Richard Parker coincidences

Magical Realist

Valued Senior Member
"Richard Parker is the name of several people in real life and fiction who became shipwrecked, with some of them subsequently being cannibalised by their fellow seamen:

In Edgar Allan Poe's only novel The Narrative of Arthur Gordon Pym of Nantucket, published in 1838, Richard Parker is a mutinous sailor on the whaling ship Grampus. After the ship capsizes in a storm, he and three other survivors draw lots upon Parker's suggestion to kill one of them to sustain the others. Parker then gets cannibalized.

In 1846, the Francis Spaight foundered at sea. Apprentice Richard Parker was among the twenty-one drowning victims of that incident, though there were no cases of cannibalism.[1][2]

In 1884, the yacht Mignonette sank.
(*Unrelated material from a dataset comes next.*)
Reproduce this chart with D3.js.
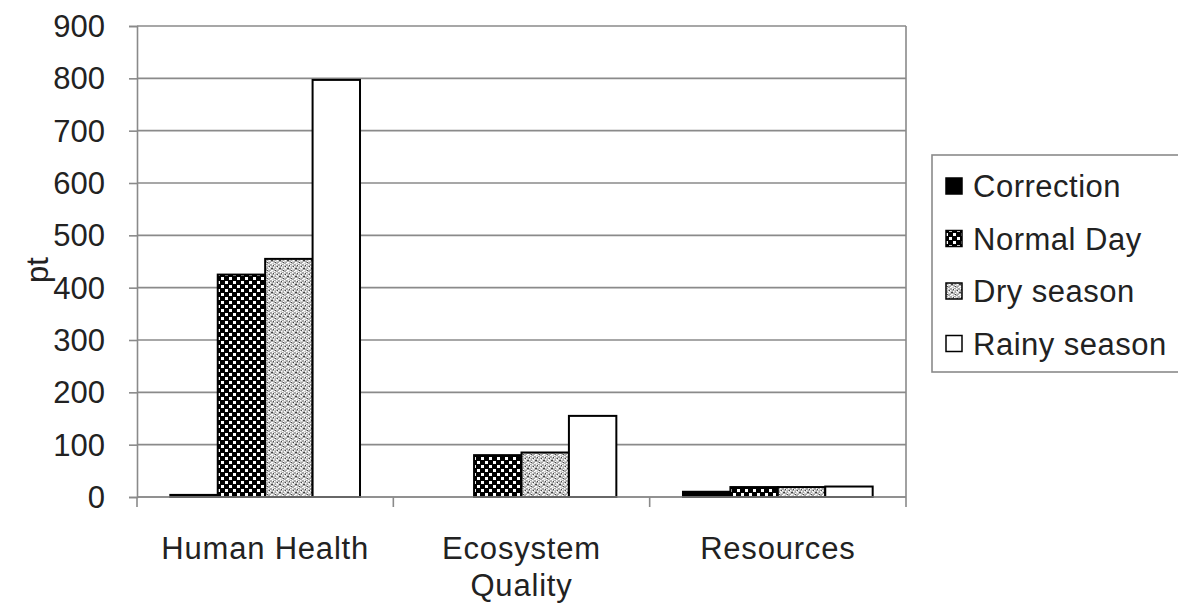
<!DOCTYPE html>
<html><head><meta charset="utf-8">
<script src="https://cdn.jsdelivr.net/npm/d3@7"></script>
<style>body{margin:0;background:#fff}svg{display:block}text{font-family:"Liberation Sans",Arial,sans-serif;fill:#222}</style>
</head><body><svg id="c" width="1178" height="607"></svg>
<script>
const categories = [["Human Health"], ["Ecosystem", "Quality"], ["Resources"]];
const seriesNames = ["Correction", "Normal Day", "Dry season", "Rainy season"];
const correction = [4, 0, 10];
const normalDay = [425, 80, 19];
const drySeason = [455, 85, 19];
const rainySeason = [797, 155, 20];
const yTicks = [0, 100, 200, 300, 400, 500, 600, 700, 800, 900];
const yLabel = "pt";

const seriesValues = [correction, normalDay, drySeason, rainySeason];
const fills = ["#000", "url(#checker)", "url(#speck)", "#fff"];

const svg = d3.select("#c");
const defs = svg.append("defs");
const pc = defs.append("pattern").attr("id","checker").attr("patternUnits","userSpaceOnUse").attr("width",8).attr("height",8);
pc.append("rect").attr("width",8).attr("height",8).attr("fill","#000");
pc.append("rect").attr("x",1).attr("y",1).attr("width",3).attr("height",3).attr("fill","#fff");
pc.append("rect").attr("x",5).attr("y",5).attr("width",3).attr("height",3).attr("fill","#fff");
const ps = defs.append("pattern").attr("id","speck").attr("patternUnits","userSpaceOnUse").attr("width",8).attr("height",8);
ps.append("rect").attr("width",8).attr("height",8).attr("fill","#a8a8a8");
[[0,0],[2,1],[4,0],[6,2],[1,3],[5,4],[3,5],[7,6],[0,6],[2,7],[6,7],[4,3]].forEach(([x,y])=>ps.append("rect").attr("x",x).attr("y",y).attr("width",1.5).attr("height",1.5).attr("fill","#fff"));
[[1,1],[5,2],[3,6],[7,4],[0,4]].forEach(([x,y])=>ps.append("rect").attr("x",x).attr("y",y).attr("width",1).attr("height",1).attr("fill","#444"));

const L = 137, R = 906, T = 26, B = 497;
const x0 = d3.scaleBand().domain(d3.range(categories.length)).range([L, R]).paddingInner(0.26).paddingOuter(0.13);
const x1 = d3.scaleBand().domain(d3.range(seriesNames.length)).range([0, x0.bandwidth()]);
const y = d3.scaleLinear().domain([0, 900]).range([B, T]);

// gridlines
svg.append("g").selectAll("line").data(yTicks).join("line")
  .attr("x1", L).attr("x2", R).attr("y1", d=>y(d)).attr("y2", d=>y(d))
  .attr("stroke", "#8a8a8a").attr("stroke-width", 1.6);
// right border
svg.append("line").attr("x1",R).attr("x2",R).attr("y1",T).attr("y2",B).attr("stroke","#8a8a8a").attr("stroke-width",1.6);

// bars
const g = svg.append("g");
categories.forEach((c, ci) => {
  seriesValues.forEach((vals, si) => {
    const v = vals[ci];
    if (v <= 0) return;
    g.append("rect")
      .attr("x", x0(ci) + x1(si)).attr("y", y(v))
      .attr("width", x1.bandwidth()).attr("height", y(0) - y(v))
      .attr("fill", fills[si]).attr("stroke", "#000").attr("stroke-width", 2);
  });
});

// y axis
const ya = svg.append("g").attr("transform", `translate(${L},0)`)
  .call(d3.axisLeft(y).tickValues(yTicks).tickSize(8).tickPadding(24));
ya.select(".domain").attr("stroke","#8a8a8a").attr("stroke-width",1.6);
ya.selectAll(".tick line").attr("stroke","#8a8a8a").attr("stroke-width",1.6);
ya.selectAll(".tick text").attr("font-size",31).attr("font-family","Liberation Sans, Arial, sans-serif").attr("fill","#222").attr("dy","0.34em");

// x axis ticks at category boundaries
const bounds = d3.range(categories.length + 1).map(i => L + i * x0.step());
svg.append("line").attr("x1",L).attr("x2",R).attr("y1",B).attr("y2",B).attr("stroke","#8a8a8a").attr("stroke-width",1.6);
svg.append("g").selectAll("line").data(bounds).join("line")
  .attr("x1", d=>d).attr("x2", d=>d).attr("y1", B).attr("y2", B + 10)
  .attr("stroke", "#8a8a8a").attr("stroke-width", 1.6);

// x labels
categories.forEach((lines, ci) => {
  const cx = x0(ci) + x0.bandwidth() / 2;
  lines.forEach((t, li) => {
    svg.append("text").attr("x", cx).attr("y", 559 + li * 37).attr("text-anchor","middle")
      .attr("font-size", 31).attr("letter-spacing", 0.8).text(t);
  });
});

// y label
svg.append("text").attr("transform","translate(48,270) rotate(-90)").attr("text-anchor","middle")
  .attr("font-size", 31).text(yLabel);

// legend
svg.append("rect").attr("x",932).attr("y",155).attr("width",250).attr("height",217)
  .attr("fill","#fff").attr("stroke","#8a8a8a").attr("stroke-width",1.6);
seriesNames.forEach((n, i) => {
  const cy = 186 + i * 52.5;
  svg.append("rect").attr("x",946).attr("y",cy-8).attr("width",16).attr("height",16)
    .attr("fill", fills[i]).attr("stroke","#000").attr("stroke-width",1.5);
  svg.append("text").attr("x",973).attr("y",cy).attr("dy","0.36em").attr("font-size",31).attr("letter-spacing",0.5).text(n);
});
</script></body></html>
Four people survived and drifted in a life boat before one of them, the cabin boy Richard Parker, was killed by the others for food. This led to the R v Dudley and Stephens criminal case.[3][4]

Another Richard Parker was involved in the Spithead and Nore mutinies in 1797 and subsequently hanged, but not eaten.[5]
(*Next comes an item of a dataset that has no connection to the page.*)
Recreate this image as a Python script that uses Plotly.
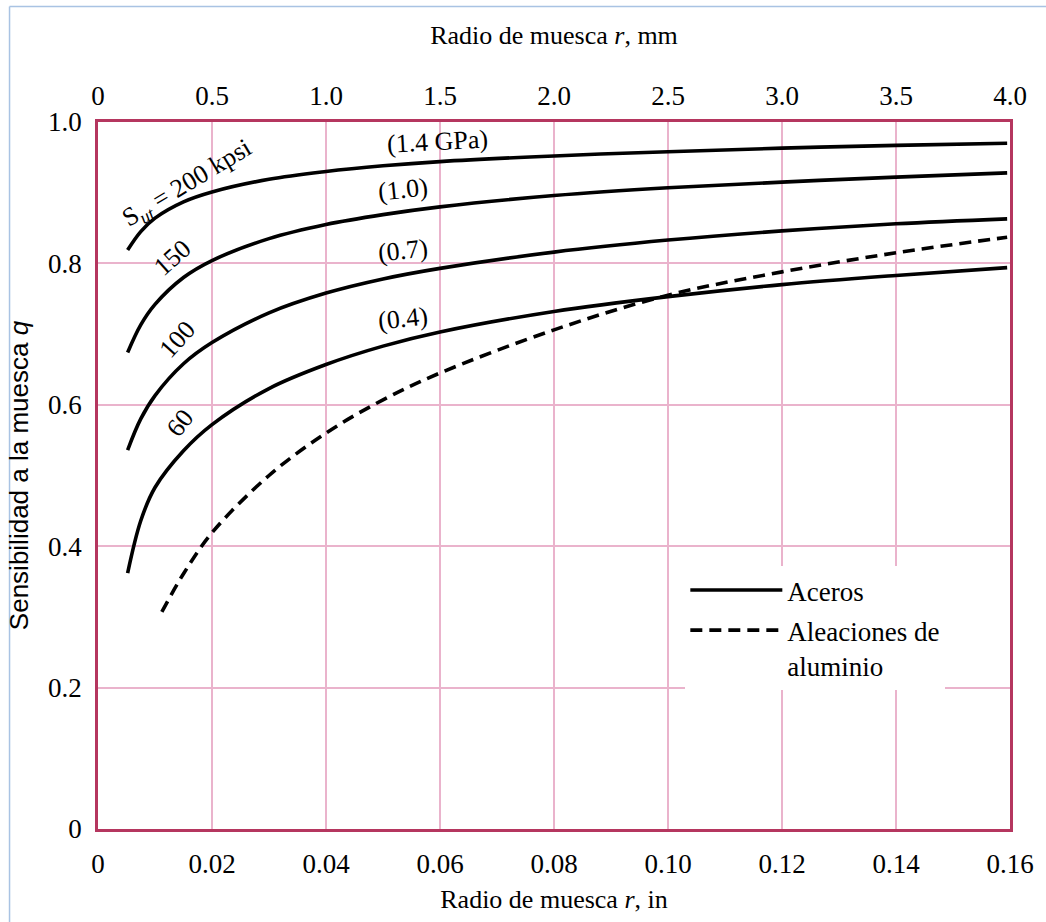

Writer Yann Martel included Richard Parker as both a tiger hunter and a Bengal tiger in his 2001 novel Life of Pi. In the novel, the tiger is set adrift in a lifeboat after a shipwreck with three other animals and a boy, the protagonist. It eats the other animals but not the boy."

life-pi-richard-parker-Suraj-Sharma.jpg
 
The most likely and scientific explanation for this is that they're all the same person, both reincarnated in the flesh and as inspiration in the minds of the creative.

That's what the evidence suggests, anyway.
 
Dang! Literature predicting the future. Maybe someone will build a nuclear submarine and name it "Nautilus".
 
"Richard Parker is the name of several people in real life and fiction who became shipwrecked, with some of them subsequently being cannibalised by their fellow seamen:

Also Spiderman's father. That Richard Parker was in a plane crash rather than a shipwreck. No cannibalism of the roasted bodies of the secret agents afterwards (Peter's mother was with RP -- both worked for S.H.I.E.L.D.). Writer Stan Lee occasionally forgot Peter Parker's last name in the earliest comic stories (calling him Peter Palmer). Likewise, probably no special reason for why he chose "Richard" as Peter's dad by 1968, such as later encountering the name via either the Poe story or the real-life cabin boy incident. (He surely couldn't have resisted killing Spiderman's parents in similar fashion if there was a connection).
 
I think that literature predicting future is a normal phenomenon if we view it from the perspective of the mass consciousness. It has already been proved that conscious and unconscious processes might have significant effects on the events in the material world. In other words, a famous name might have influence on somebody's destiny because it was 'programmed' in a literary work. When somebody see a boy named Richard Parker, they think: "Oh, Richard Parker, exactly like the one who became shipwrecked". In this way, people might program the boy without even knowing or understanding it.
Sure, it's only a theory, only one of numerous theories which might explain this interesting phenomenon.